— Но ведь он в больнице, хворает… Следовательно, можно сказать, что был…— сокрушенно проговорил начальник.
Женщина ничего не ответила. Вжавшись в угол машины, она поднесла мокрый комочек платка ко рту и невидяще уставилась в окно.
Так и не проронив больше ни слова, они приехали в больницу.
— Женщина умерла,— сказал главврач, отведя Демина в сторону.
— Есть какие-то предположения?
— Зачем вам предположения, Валентин Сергеевич. Завтра после вскрытия дадим обоснованные выводы, на которые можно опереться в вашей сложной и небезопасной работе,— улыбнулся главврач.
Свирина медленно вошла в палату, остановилась. Она увидела совсем не то, что ожидала,— на кроватях лежали перебинтованные люди и не видно было ни их лиц, ни рук. Решившись, подошла к одной кровати, к другой, беспомощно оглянулась на Демина и главврача.
— Как же быть… Я не могу сказать наверняка… Может быть, одежда осталась?
— Это мысль,— сказал Демин.
Подойдя к вороху обожженной, окровавленной одежды, женщина перевернула одну вещь, вторую. Только по дрожащим рукам можно было догадаться о ее состоянии.
— Вот,— сказала она, выдернув из кучи прокопченную тряпицу.— Это его носок. Володин.
— Вы уверены?
— Я сама его вязала. Мои нитки, узор… А вот я штопала носок, нитки оказались плохими, быстро протерлись…
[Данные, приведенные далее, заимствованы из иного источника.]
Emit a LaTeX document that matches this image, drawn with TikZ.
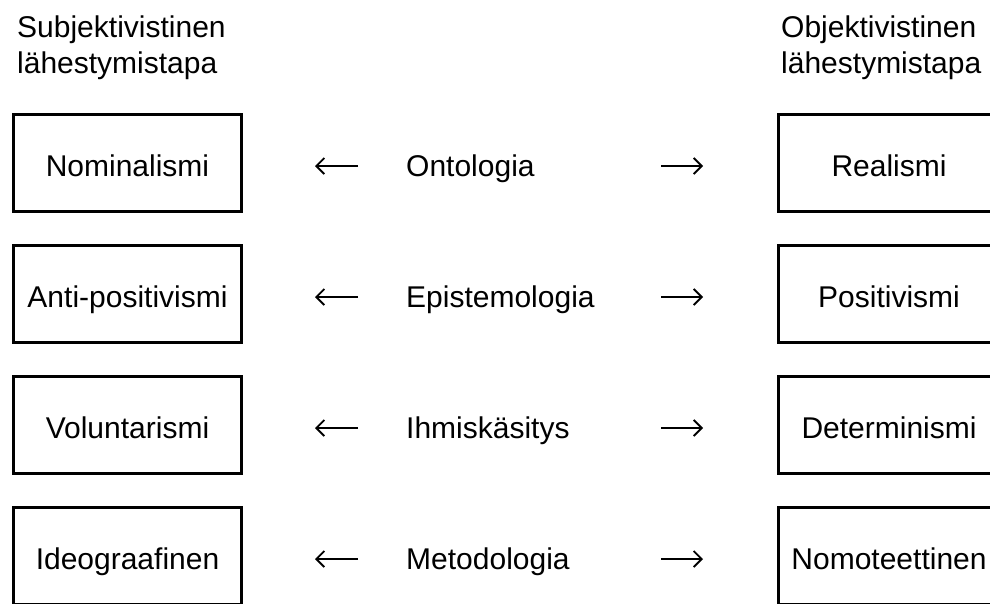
\documentclass[tikz,border=0pt]{standalone}
\usepackage{fontspec}
\setmainfont{Liberation Sans}
\usetikzlibrary{arrows.meta}
\begin{document}
\begin{tikzpicture}[x=1pt,y=-1pt,
  every node/.style={font=\fontsize{30}{36}\selectfont, inner sep=0pt},
  termbox/.style={draw, line width=3.2pt, minimum height=97pt, text height=26pt, text depth=0pt},
  leftbox/.style={termbox, minimum width=228pt},
  rightbox/.style={termbox, minimum width=221pt},
  midlabel/.style={anchor=base west},
  header/.style={anchor=base west, align=left},
  pointer/.style={line width=1.8pt, -{Straight Barb[length=8pt,width=16pt,line width=1.8pt]}}
]
\useasboundingbox (0,0) rectangle (990,603);
\fill[white] (0,0) rectangle (990,603);
\clip (0,0) rectangle (990,603);

% column headings (base anchor sits on the second line)
\node[header] (subj) at (17,73) {Subjektivistinen\\lähestymistapa};
\node[header] (obj) at (781,73) {Objektivistinen\\lähestymistapa};

% rows: left concept, dimension, right concept
\foreach \i/\l/\m/\r in {0/Nominalismi/Ontologia/Realismi,
                         1/Anti-positivismi/Epistemologia/Positivismi,
                         2/Voluntarismi/Ihmiskäsitys/Determinismi,
                         3/Ideograafinen/Metodologia/Nomoteettinen}{
  \pgfmathsetmacro{\cy}{163+131*\i}
  \node[leftbox] (L\i) at (127.5,\cy) {\l};
  \node[rightbox] (R\i) at (889,\cy) {\r};
  \node[midlabel] (M\i) at (406,\cy+13) {\m};
  \coordinate (la\i) at (358,\cy+3);
  \coordinate (lb\i) at (315,\cy+3);
  \coordinate (ra\i) at (661,\cy+3);
  \coordinate (rb\i) at (703,\cy+3);
  \draw[pointer] (la\i) -- (lb\i);
  \draw[pointer] (ra\i) -- (rb\i);
}
\end{tikzpicture}
\end{document}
— Значит, у вас нет сомнений? — спросил Демин.
— Это Володина одежда.
— А что за человек ваш племянник? — спросил Демин у женщины, когда они расположились в углу на скамейке под фикусом.
— Человек как человек… Не хулиганил, не скандалил… Мать его померла давно, ему и десяти не было, с тех пор вместе живем. Женился, было дело, хорошая вроде женщина, ребеночек у них родился. А потом…
Демин не перебивал, не торопил, понимая, что женщина может попросту замолчать. Не так уж часто случается нам делиться с кем-то своими бедами и заботами. Все стараемся в себе носить, чтоб не подумал кто, не дай бог, что мы слабы, что нам нечем за квартиру платить, что кто-то нас не уважает, а наше неуважение кому-то смешно. Даже самому близкому человеку не решаемся раскрыться, потому что сами не знаем, что в нас хорошего, что плохого. Слабость нам кажется постыдной, желания — незаконными, надежды, конечно же, глупы. А мечты… Само слово так замусолено, что никто не смеет и заикнуться, что есть у него эти самые, как их… мечты. Таимся, таимся и только по случайно оброненным, неосторожным словам догадываемся о собственных желаниях. И нужна какая-то встряска, беда или счастливая встреча, чтобы мы сами поняли, чего хотим, чего боимся…
— Что же было потом? — спросил Демин.